People’s Bank of China action sends shivers down financial marketsBusiness | 26 Jan 2021 2:55 pm
A chill swept through China's financial markets after the central bank withdrew cash from the banking system and an official warned about asset bubbles, Bloomberg reports.
The People’s Bank of China drained about US$12 billion via open-market operations on Tuesday. The decision was unusual in the weeks before the Lunar New Year holiday, which in 2021 falls in mid-February, because residents typically need more cash to pay for seasonal travel and gifts.
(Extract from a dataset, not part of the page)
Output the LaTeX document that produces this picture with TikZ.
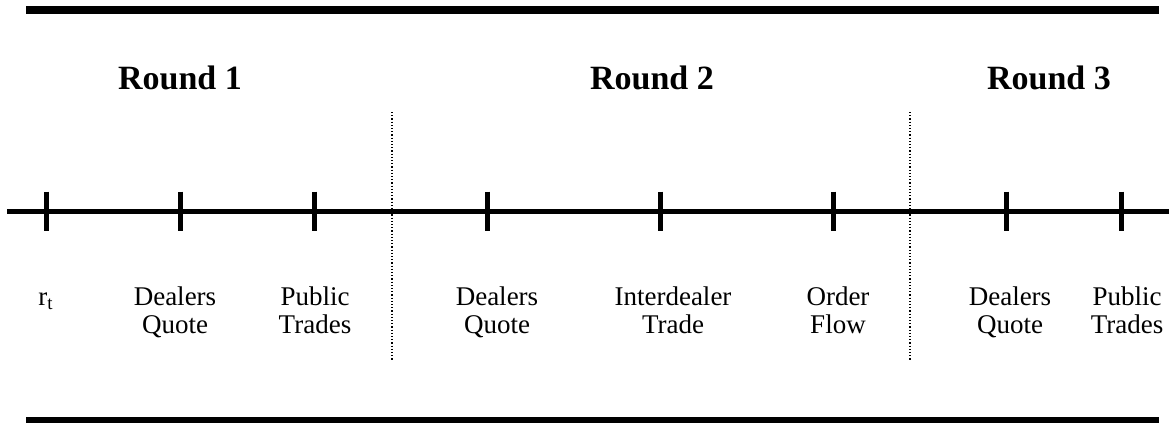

It also went against recent reports in Chinese newspapers that liquidity wouldn’t be tightened before the holidays.
While Tuesday’s withdrawal was small in isolation, it added to signs that Beijing is growing wary of how cheap and plentiful liquidity has stoked excess in markets. PBOC adviser Ma Jun told local media that risks of asset bubbles – such as in the stock or property market – will remain if China doesn’t shift its focus toward job growth and inflation management instead.
The reaction was particularly brutal in Hong Kong’s stock market, where onshore funds were helping underpin a world-beating rally. Mainland investors bought a net HK$250 billion (US$32 billion) worth of Hong Kong stocks this year through Monday, almost 40 percent of last year’s total, and were buyers again on Tuesday. The Hang Seng Index slid by 2.7 percent from its highest level since June 2018, led by a 6.7 percent plunge in Tencent Holdings.
In mainland markets, a gauge of interbank borrowing costs jumped 32 basis points to 2.74 percent on Tuesday, the highest level in a year. Futures on Chinese government bonds due in a decade were poised for the biggest decline since September, while the CSI 300 Index of shares in Shanghai and Shenzhen, which has been approaching 2007’s record high, fell by 2.1 percent.
“The PBOC wants to bring investors out of the euphoria caused by abundant liquidity in December,” says Xing Zhaopeng, an economist at Australia & New Zealand Banking Group. “The PBOC is unlikely to loosen its purse strings at least this week, which will make cross-month liquidity very tight.”